A me il dubbio che tutto il film (o quasi) sia un sogno è quando Cobb fa le condoglianze a Fischer in aereo.....scena alquanto strana.....
concordo con un tuo commento; anche a me il preferito di Nolan rimane "The Prestige". Comunque non sono l'unico che la pensa così riguardo a Inception, pensavo di essere in minoranza invece mi sembra ci sia un 50-50...
Ciao!
Scusa, ma ho estratto una frase dal tuo post, per la quale sembrava che anche tu avessi fatto pace col cinema. "Il parallelo tra mondo dei sogni e linguaggio del cinema" è la solita astrazione selettiva, pienamente condivisibile ma parziale.

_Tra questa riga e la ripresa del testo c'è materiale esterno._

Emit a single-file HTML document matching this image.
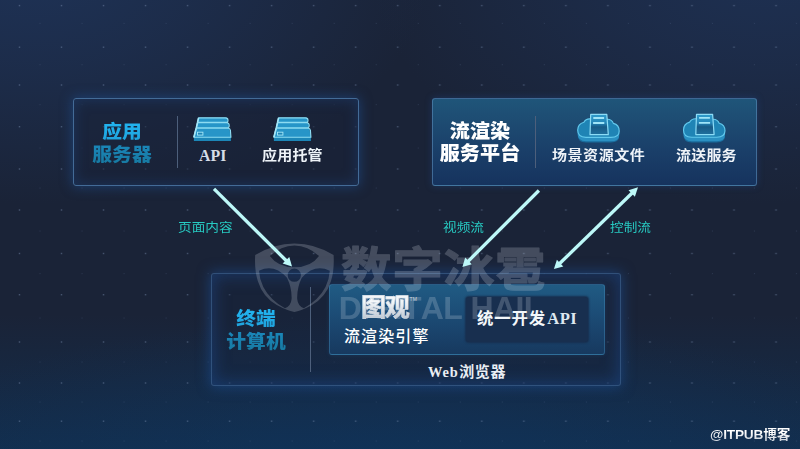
<!DOCTYPE html>
<html lang="zh-CN">
<head>
<meta charset="utf-8">
<title>流渲染架构</title>
<style>
html,body{margin:0;padding:0;}
body{width:800px;height:449px;overflow:hidden;position:relative;
  font-family:"Liberation Sans","Noto Sans CJK SC",sans-serif;
  background:#1a2337;}
#bg{position:absolute;left:0;top:0;width:800px;height:449px;
  background:
   radial-gradient(ellipse 400px 240px at 4% -8%, rgba(31,54,94,.8) 0%, rgba(31,54,94,.5) 42%, rgba(31,54,94,0) 100%),
   radial-gradient(ellipse 400px 240px at 96% -8%, rgba(31,53,92,.75) 0%, rgba(31,53,92,.46) 42%, rgba(31,53,92,0) 100%),
   radial-gradient(ellipse 560px 170px at 50% 108%, rgba(14,56,100,.55), rgba(14,56,100,0) 100%),
   linear-gradient(180deg, rgba(18,46,78,0) 70%, rgba(18,46,78,.95) 100%),
   #1a2337;}
.box{position:absolute;box-sizing:border-box;border:1px solid #436b97;border-radius:3px;
  box-shadow:0 0 12px 1px rgba(32,86,158,.5), inset 0 0 13px 1px rgba(32,78,145,.36);}
#b1{left:73px;top:98px;width:286px;height:88px;background:rgba(25,35,56,.55);}
#b2{left:432px;top:98px;width:325px;height:88px;
  background:linear-gradient(180deg,#1f5579 0%,#1d4a71 30%,#1a3f69 60%,#16335e 100%);border-color:rgba(90,140,185,.6);
  box-shadow:0 0 7px 0 rgba(35,80,150,.4);}
#b3{left:211px;top:272.5px;width:410px;height:113px;background:rgba(23,36,62,.35);border-color:rgba(62,102,152,.68);
  box-shadow:0 0 13px 1px rgba(30,82,155,.58), inset 0 0 16px 2px rgba(30,75,145,.5);}
#b4{position:absolute;left:329px;top:284px;width:276px;height:70.5px;box-sizing:border-box;
  border:1px solid rgba(70,140,185,.42);border-radius:3px;
  background:linear-gradient(180deg,#205b83 0%,#1c4c76 42%,#17395f 100%);
  box-shadow:0 0 4px rgba(40,120,190,.2);}
#b5{position:absolute;left:465.5px;top:296.5px;width:122px;height:45px;background:#182f4f;border-radius:3px;
  box-shadow:0 0 2px 1px #182f4f;}
.vline{position:absolute;width:1px;background:#4d5f7b;}
.t{position:absolute;white-space:nowrap;line-height:1;}
.head{font-weight:900;font-size:18.4px;line-height:22.6px;text-align:center;letter-spacing:0;transform:scale(1.075,1);transform-origin:50% 50%;}
.cy{background:linear-gradient(180deg,#22b6f2 0%,#1fa2dc 45%,#1a86b8 55%,#17789f 100%);
  -webkit-background-clip:text;background-clip:text;color:transparent;-webkit-text-fill-color:transparent;}
.wh{color:#fff;}
.lab{font-size:15px;color:#eef3f8;font-weight:700;letter-spacing:.2px;transform:scale(1,.9);transform-origin:0 50%;}
.serif{font-family:"Liberation Serif","Noto Serif CJK SC",serif;}
.flow{font-size:13.3px;color:#27cac2;transform:scale(1.025,.93);transform-origin:0 85%;}
svg{position:absolute;left:0;top:0;}
</style>
</head>
<body>
<div id="bg"></div>
<svg id="dots" width="800" height="449" viewBox="0 0 800 449">
  <defs>
    <pattern id="pd" x="-1.5" y="0" width="42.03" height="449" patternUnits="userSpaceOnUse">
      <g fill="#7388aa" opacity=".5">
        <rect x="20.3" y="4.9" width="1.4" height="1.4"/><rect x="20.3" y="46.5" width="1.4" height="1.4"/><rect x="20.3" y="84.3" width="1.4" height="1.4"/><rect x="20.3" y="126.0" width="1.4" height="1.4"/><rect x="20.3" y="168.3" width="1.4" height="1.4"/><rect x="20.3" y="209.3" width="1.4" height="1.4"/><rect x="20.3" y="252.8" width="1.4" height="1.4"/><rect x="20.3" y="294.0" width="1.4" height="1.4"/><rect x="20.3" y="341.3" width="1.4" height="1.4"/><rect x="20.3" y="382.3" width="1.4" height="1.4"/><rect x="20.3" y="420.5" width="1.4" height="1.4"/>
      </g>
      <g fill="#60769a" opacity=".22">
        <rect x="41" y="22.9" width="1.1" height="1.1"/><rect x="41" y="64.1" width="1.1" height="1.1"/><rect x="41" y="104.0" width="1.1" height="1.1"/><rect x="41" y="147.5" width="1.1" height="1.1"/><rect x="41" y="187.5" width="1.1" height="1.1"/><rect x="41" y="230.5" width="1.1" height="1.1"/><rect x="41" y="273.0" width="1.1" height="1.1"/><rect x="41" y="317.5" width="1.1" height="1.1"/><rect x="41" y="361.5" width="1.1" height="1.1"/><rect x="41" y="401.5" width="1.1" height="1.1"/><rect x="41" y="440.5" width="1.1" height="1.1"/>
      </g>
    </pattern>
  </defs>
  <rect width="800" height="449" fill="url(#pd)"/>
</svg>

<div class="box" id="b1"></div>
<div class="box" id="b2"></div>
<div class="box" id="b3"></div>
<div id="b4"></div>
<div id="b5"></div>

<div class="vline" style="left:177px;top:116px;height:52px;"></div>
<div class="vline" style="left:535px;top:116px;height:52px;"></div>
<div class="vline" style="left:310px;top:287px;height:85px;"></div>

<!-- watermark -->
<svg width="800" height="449" viewBox="0 0 800 449" style="opacity:.21">
  <path fill="#dfe5ee" fill-rule="evenodd" d="
    M255.2 255 Q274 243.4 294.4 243.4 Q315 243.4 333.6 255 Q334.5 270 331 281 Q326 297 312 305 Q302 310.5 294.4 312 Q287 310.5 276.8 305 Q262.8 297 257.8 281 Q254.3 270 255.2 255 Z
    M269.8 256 Q281 245.4 294.4 245.4 Q308 245.4 319 256 Q311 267.3 294.4 267.3 Q278 267.3 269.8 256 Z
    M287.7 275.2 A6.6 6.6 0 1 0 300.9 275.2 A6.6 6.6 0 1 0 287.7 275.2 Z
    M259 270.8 Q274 263.5 287 277.8 Q292 288 291.6 299 Q291 306 285 308.3 Q270 300 263.3 287 Q259.4 279 259 270.8 Z
    M329.8 270.8 Q314.8 263.5 301.8 277.8 Q296.8 288 297.2 299 Q297.8 306 303.8 308.3 Q318.8 300 325.5 287 Q329.4 279 329.8 270.8 Z"/>
  <text x="0" y="285.6" transform="translate(340.9,0) scale(1.075,1)" font-family="'Liberation Sans','Noto Sans CJK SC',sans-serif" font-weight="700" font-size="47" fill="#dfe5ee" stroke="#dfe5ee" stroke-width="1.1" stroke-linejoin="round" letter-spacing=".8">数字冰雹</text>
  <text x="0" y="319.4" transform="translate(338.7,0) scale(1.022,1)" style="font-kerning:none" font-family="'Liberation Sans',sans-serif" font-weight="700" font-size="31.3" fill="#dfe5ee" letter-spacing="-.6">DIGITAL HAIL</text>
</svg>

<!-- headings -->
<div class="t head cy" style="left:72px;top:121px;width:100px;">应用<br>服务器</div>
<div class="t head wh" style="left:430px;top:121.2px;width:100px;font-size:19.2px;line-height:21.4px;transform:scale(1.05,1)">流渲染<br>服务平台</div>
<div class="t head cy" style="left:206px;top:308px;width:100px;">终端<br>计算机</div>

<!-- labels -->
<div class="t lab serif" style="left:199px;top:147.7px;font-size:15.8px;letter-spacing:.1px;color:#d6dde7;transform:none">API</div>
<div class="t lab" style="left:262px;top:147.5px;">应用托管</div>
<div class="t lab" style="left:552px;top:148px;letter-spacing:.55px">场景资源文件</div>
<div class="t lab" style="left:676px;top:148px;">流送服务</div>

<div class="t flow" style="left:178px;top:221px;">页面内容</div>
<div class="t flow" style="left:443px;top:221px;">视频流</div>
<div class="t flow" style="left:610px;top:221px;">控制流</div>

<div class="t" style="left:361px;top:295px;font-size:25px;font-weight:700;letter-spacing:-1.2px;background:linear-gradient(180deg,#f4f7fa 25%,#bcc6d1 100%);-webkit-background-clip:text;background-clip:text;color:transparent;-webkit-text-fill-color:transparent;-webkit-text-stroke:.5px rgba(215,222,230,.9);">图观<span style="font-size:5px;vertical-align:top;font-weight:400;letter-spacing:0;position:relative;top:2px;left:1px;-webkit-text-fill-color:#cfd6de;-webkit-text-stroke:0">TM</span></div>
<div class="t wh" style="left:344px;top:328.6px;font-size:16px;letter-spacing:1.1px;font-weight:500;">流渲染引擎</div>
<div class="t" style="left:477px;top:309.6px;font-size:16.4px;letter-spacing:.9px;font-weight:700;color:#f3f7fa">统一开发<span class="serif" style="font-size:16.6px;letter-spacing:.35px;font-weight:700;color:#dde8f0;margin-left:1.2px">API</span></div>
<div class="t wh" style="left:428px;top:363.6px;font-size:15px;letter-spacing:.55px;font-weight:700;color:#e9eef4"><span class="serif" style="font-size:14.4px;font-weight:700;letter-spacing:.9px;margin-right:.6px">Web</span>浏览器</div>

<div class="t" style="left:710px;top:427.6px;font-size:13.7px;font-weight:700;letter-spacing:-.2px;background:linear-gradient(180deg,#fff 35%,#c9cfd8 100%);-webkit-background-clip:text;background-clip:text;color:transparent;-webkit-text-fill-color:transparent;">@ITPUB博客</div>

<!-- arrows + icons -->
<svg width="800" height="449" viewBox="0 0 800 449">
  <g stroke="#bdf8f8" stroke-width="3.3" stroke-linecap="butt" fill="#bdf8f8">
    <line x1="214" y1="188.9" x2="286.6" y2="261"/>
    <polygon points="292,266.4 282.6,263.6 289.3,257" stroke="none"/>
    <line x1="538.9" y1="190.5" x2="467.8" y2="261.6"/>
    <polygon points="462.4,267 465.2,257.6 471.8,264.2" stroke="none"/>
    <line x1="632.4" y1="192.8" x2="559.4" y2="263.8"/>
    <polygon points="638,187.2 628.5,190.2 634.9,196.8" stroke="none"/>
    <polygon points="553.9,269.1 556.9,259.8 563.3,266.4" stroke="none"/>
  </g>
  <defs>
    <g id="srv">
      <path d="M4.7 0.5 L33.1 0.5 L37 19.6 L37 23.7 L0 23.7 L0 19.6 Z" fill="#1c86b7"/>
      <path d="M4.7 0.5 L33.1 0.5 L37 19.9 L0 19.9 Z" fill="#2795c8"/>
      <path d="M4.7 0.6 L31.6 0.6 Q34 0.6 34.1 2.9 Q34.2 5.1 32.2 5.1 L3.6 5.1 Z M3.6 5.4 L32.8 5.4 Q35.2 5.4 35.3 8 Q35.4 10.6 33.4 10.6 L2.4 10.6 Z M2.3 10.9 L34.6 10.9 Q36.2 10.9 36.5 13 L37 19.9 L0 19.9 Z" fill="none" stroke="#8ddbf1" stroke-width="1.15" stroke-linejoin="round"/>
      <path d="M4.7 0.6 L3.6 5.1 M3.6 5.4 L2.4 10.6 M2.3 10.9 L0 19.9" stroke="#a5e6f7" stroke-width="1.6" fill="none"/>
      <rect x="3.6" y="14.9" width="5.4" height="2.9" fill="#2186b6" stroke="#a5e8f8" stroke-width=".9"/>
    </g>
    <g id="cld">
      <path d="M8.5 28.6 Q0.3 28.6 0.3 21.4 L0.3 16.2 L41.8 17 L41.8 22.2 Q41.8 28.6 33.5 28.6 Z" fill="#1a6c9c"/>
      <path d="M8.5 27.4 Q0.3 27.4 0.3 20.2 L0.3 16.2 L41.8 17 L41.8 21 Q41.8 27.4 33.5 27.4 Z" fill="#2a90c2"/>
      <path d="M8.5 23.4 Q0.3 23.4 0.3 16.2 Q0.3 10 6.5 8.3 Q8.5 4.6 13 5 L30 5.4 Q34.5 5.6 36 9.5 Q41.8 11 41.8 17 Q41.8 23.4 33.5 23.4 Z" fill="#1f84b5" stroke="#62c8ec" stroke-width="1.15"/>
      <path d="M13.3 0.5 L29.4 0.5 L30.9 20.8 L12.6 20.8 Z" fill="url(#twr)" stroke="#8cdcf6" stroke-width="1.2" stroke-linejoin="round"/>
      <path d="M15.9 4.1 L26.7 4.1 M15.7 9.1 L26.9 9.1" stroke="#9fe4f8" stroke-width="1.9" fill="none"/>
    </g>
    <linearGradient id="twr" x1="0" y1="0" x2="0" y2="1">
      <stop offset="0" stop-color="#2f9ccc"/><stop offset=".42" stop-color="#2486b8"/><stop offset=".62" stop-color="#185a86"/><stop offset="1" stop-color="#1f709e"/>
    </linearGradient>
  </defs>
  <use href="#srv" x="193.9" y="117.3"/>
  <use href="#srv" x="273.9" y="117.3"/>
  <use href="#cld" x="577.4" y="113.9"/>
  <use href="#cld" x="683.2" y="113.8"/>
</svg>
</body>
</html>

Spero di rivedere il film al più presto, tenendo conto delle tue considerazioni.
Giampaolo:
Credo che Cobb faccia le condoglianze a Fischer per "farsi notare": in questo modo, quando gli compare poi in sogno, Fischer penserà di aver utilizzato nel suo sogno il volto di una persona appena conosciuta. In caso contrario, invece, si sarebbe insospettito di vedere nella "realtà" uno sconosciuto che gli era già apaprso in sogno (vedi infatti che ci pensa all'aeroporto quando, dopo l'arrivo, rivede DiCaprio).
Gegio:
Infatti, il parallelo fra sogni e film è un tema usato e abusato sin da quando è nato il cinema (e parlo di diciannovesimo secolo!). Non è certo da questo punto di vista che "Inception" brilla per originalità.
Beh, forse lo sforzo immaginifico che richiedevano i primi film è molto superiore al nostro, ma Inception riesce a rinnovare, a riconcepire qualcosa che si era quindi perso, qualcosa che finora nessuno ha preso in mano, come appunto i sogni.
Però i sogni in "Inception" sono un po' troppo "normalizzati" (tanto che c'è un architetto che li progetta per evitare che siano troppo... fantasiosi). Sembrano più una realtà virtuale (alla "Matrix") o uno scenario di un videogioco, piuttosto che una vera esperienza onirica con i suoi archetipi collettivi, simboli psicanalitici e rapporti surreali di causa ed effetto.
Aggiornamento Oscar: "Inception" ha vinto quattro premi, ma tutti minori e in categorie tecniche (fra cui effetti speciali e fotografia). Giusto così. Forse avrebbe meritato quello per il montaggio, ma non era nemmeno in nomination.